What the task requires:
What lines of the data include the string "chart"? Copy them all.

Extracted data:
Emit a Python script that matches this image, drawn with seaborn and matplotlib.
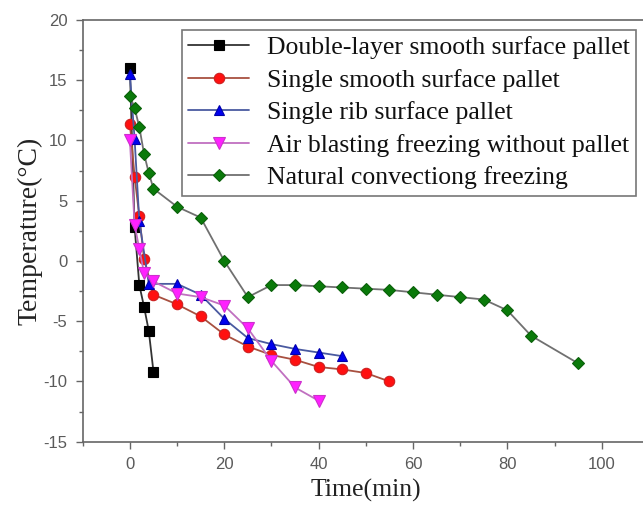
import matplotlib
matplotlib.use("Agg")
import matplotlib.pyplot as plt
import seaborn as sns
from matplotlib.ticker import MultipleLocator

# Data
double_t = [0, 1, 2, 3, 4, 5]
double_T = [16.0, 2.8, -2.0, -3.8, -5.8, -9.2]

smooth_t = [0, 1, 2, 3, 5, 10, 15, 20, 25, 30, 35, 40, 45, 50, 55]
smooth_T = [11.4, 7.0, 3.7, 0.2, -2.8, -3.6, -4.6, -6.1, -7.1, -7.8, -8.2, -8.8, -9.0, -9.3, -10.0]

rib_t = [0, 1, 2, 4, 10, 15, 20, 25, 30, 35, 40, 45]
rib_T = [15.5, 10.1, 3.3, -1.9, -1.9, -2.8, -4.8, -6.4, -6.9, -7.3, -7.6, -7.9]

air_t = [0, 1, 2, 3, 5, 10, 15, 20, 25, 30, 35, 40]
air_T = [10.0, 3.0, 1.0, -1.0, -1.7, -2.7, -3.0, -3.7, -5.6, -8.3, -10.5, -11.6]

nat_t = [0, 1, 2, 3, 4, 5, 10, 15, 20, 25, 30, 35, 40, 45, 50, 55, 60, 65, 70, 75, 80, 85, 95]
nat_T = [13.7, 12.7, 11.1, 8.9, 7.3, 6.0, 4.5, 3.6, 0.0, -3.0, -2.0, -2.0, -2.1, -2.2, -2.3,
         -2.4, -2.6, -2.8, -3.0, -3.2, -4.1, -6.2, -8.5]

labels = ["Double-layer smooth surface pallet", "Single smooth surface pallet",
          "Single rib surface pallet", "Air blasting freezing without pallet",
          "Natural convectiong freezing"]

sns.set_theme(style="ticks")
plt.rcParams["font.family"] = ["Liberation Serif", "DejaVu Serif"]
plt.rcParams["axes.unicode_minus"] = False

fig = plt.figure(figsize=(6.43, 5.15), dpi=100)
ax = fig.add_axes([82.7 / 643, 1 - 441.7 / 515, (649 - 82.7) / 643, (441.7 - 20) / 515])

series = [
    (double_t, double_T, "s", "#000000", "#000000", "#333333", 7),
    (smooth_t, smooth_T, "o", "#ff1010", "#cc2020", "#a85040", 7.5),
    (rib_t, rib_T, "^", "#0000ee", "#0000aa", "#4a5aa0", 7.5),
    (air_t, air_T, "v", "#ff20ff", "#cc30cc", "#c070c0", 8),
    (nat_t, nat_T, "D", "#0a7a0a", "#0a600a", "#707070", 6.5),
]
for (t, T, mk, fc, ec, lc, ms), lab in zip(series, labels):
    sns.lineplot(x=t, y=T, ax=ax, marker=mk, color=lc, linewidth=1.3,
                 markerfacecolor=fc, markeredgecolor=ec, markersize=ms,
                 markeredgewidth=0.8, label=lab)

ax.set_xlim(-10, 110)
ax.set_ylim(-15, 20)
ax.xaxis.set_major_locator(MultipleLocator(20))
ax.xaxis.set_minor_locator(MultipleLocator(10))
ax.yaxis.set_major_locator(MultipleLocator(5))
ax.yaxis.set_minor_locator(MultipleLocator(2.5))

spine_c = "#666666"
for s in ax.spines.values():
    s.set_color(spine_c)
    s.set_linewidth(1.2)
ax.spines["right"].set_visible(False)
ax.tick_params(which="major", direction="out", length=5, width=1, color=spine_c,
               labelsize=12, labelcolor="#5a5a5a", pad=6)
ax.tick_params(which="minor", direction="out", length=3, width=1, color=spine_c)
for lbl in ax.get_xticklabels() + ax.get_yticklabels():
    lbl.set_family(["Liberation Sans", "DejaVu Sans"])

ax.set_xlabel("Time(min)", fontsize=18.5, color="#222222", labelpad=5)
ax.set_ylabel("Temperature(°C)", fontsize=20, color="#222222", labelpad=1)

leg = ax.legend(loc="upper left", bbox_to_anchor=((182 - 82.7) / (649 - 82.7), 1 - 10 / 421.7),
                fontsize=18.5, frameon=True, fancybox=False, handlelength=2.35,
                handletextpad=0.7, labelspacing=0.37, borderpad=0.25, borderaxespad=0)
leg.get_frame().set_edgecolor("#555555")
leg.get_frame().set_linewidth(1.2)
for txt in leg.get_texts():
    txt.set_color("#111111")

fig.savefig("out.png", dpi=100)
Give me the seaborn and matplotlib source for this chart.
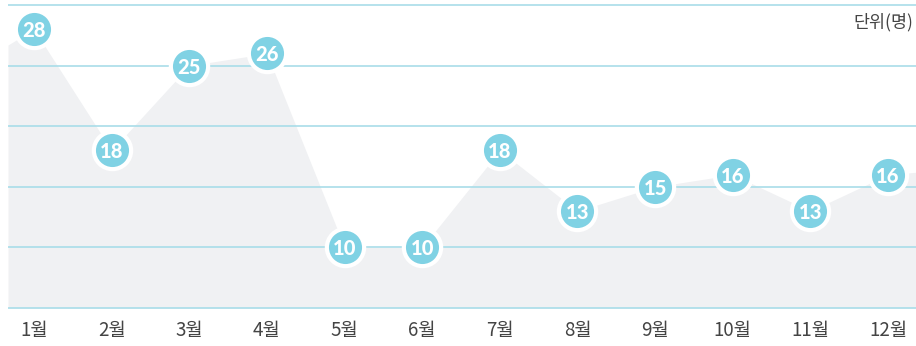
import numpy as np
import pandas as pd
import matplotlib
matplotlib.use("Agg")
import matplotlib.pyplot as plt
import seaborn as sns

months = ["1월", "2월", "3월", "4월", "5월", "6월", "7월", "8월", "9월", "10월", "11월", "12월"]
counts = [28, 18, 25, 26, 10, 10, 18, 13, 15, 16, 13, 16]
grid_levels = [5, 10, 15, 20, 25, 30]
unit_label = "단위(명)"

sns.set_theme(style="white")
plt.rcParams["font.family"] = ["Noto Sans CJK KR", "DejaVu Sans"]

df = pd.DataFrame({"month": months, "count": counts, "pos": np.arange(len(months))})

fig = plt.figure(figsize=(9.16, 3.46), dpi=100)
ax = fig.add_axes([8 / 916, 1 - 309 / 346, 908 / 916, 305 / 346])

x_lo, x_hi = -0.335, 11.36
ax.set_xlim(x_lo, x_hi)
ax.set_ylim(grid_levels[0] - 0.08, grid_levels[-1] + 0.08)

# Shaded area under the monthly counts, carried out to the plot edges
fx = np.concatenate([[x_lo], df["pos"].to_numpy(), [x_hi]])
fy = np.concatenate([[counts[0] - 1.3], df["count"].to_numpy(), [counts[-1] + 0.2]])
ax.fill_between(fx, grid_levels[0], fy, color="#f0f1f3", linewidth=0, zorder=1)

# Horizontal guide lines
for g in grid_levels:
    ax.axhline(g, color="#a9dde9", linewidth=1.2, zorder=2)

# Value bubbles
sns.scatterplot(data=df, x="pos", y="count", ax=ax, s=720, color="#80d2e4",
                edgecolor="white", linewidth=3.0, zorder=4, legend=False)
for _, r in df.iterrows():
    ax.text(r["pos"], r["count"], str(r["count"]), ha="center", va="center_baseline",
            color="white", fontsize=14.5, fontweight="black", family=["Lato", "DejaVu Sans"],
            zorder=5)

ax.set_xticks(df["pos"])
ax.set_xticklabels(months, color="#444444", fontsize=13.5)
ax.tick_params(axis="x", length=0, pad=8)
ax.set_yticks([])
ax.set_xlabel("")
ax.set_ylabel("")
for s in ax.spines.values():
    s.set_visible(False)

ax.text(0.997, 0.94, unit_label, transform=ax.transAxes, ha="right", va="center",
        color="#444444", fontsize=12.5)

fig.savefig("out.png", dpi=100)
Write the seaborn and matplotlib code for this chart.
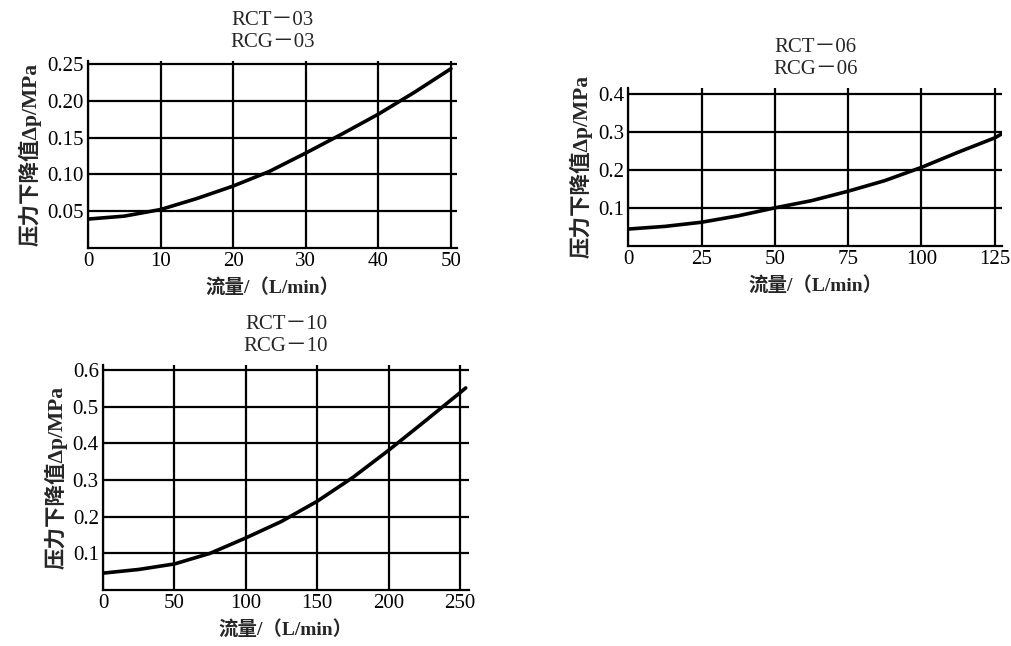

Correct output:
Give me the seaborn and matplotlib source for this chart.
Write the seaborn and matplotlib code for this chart.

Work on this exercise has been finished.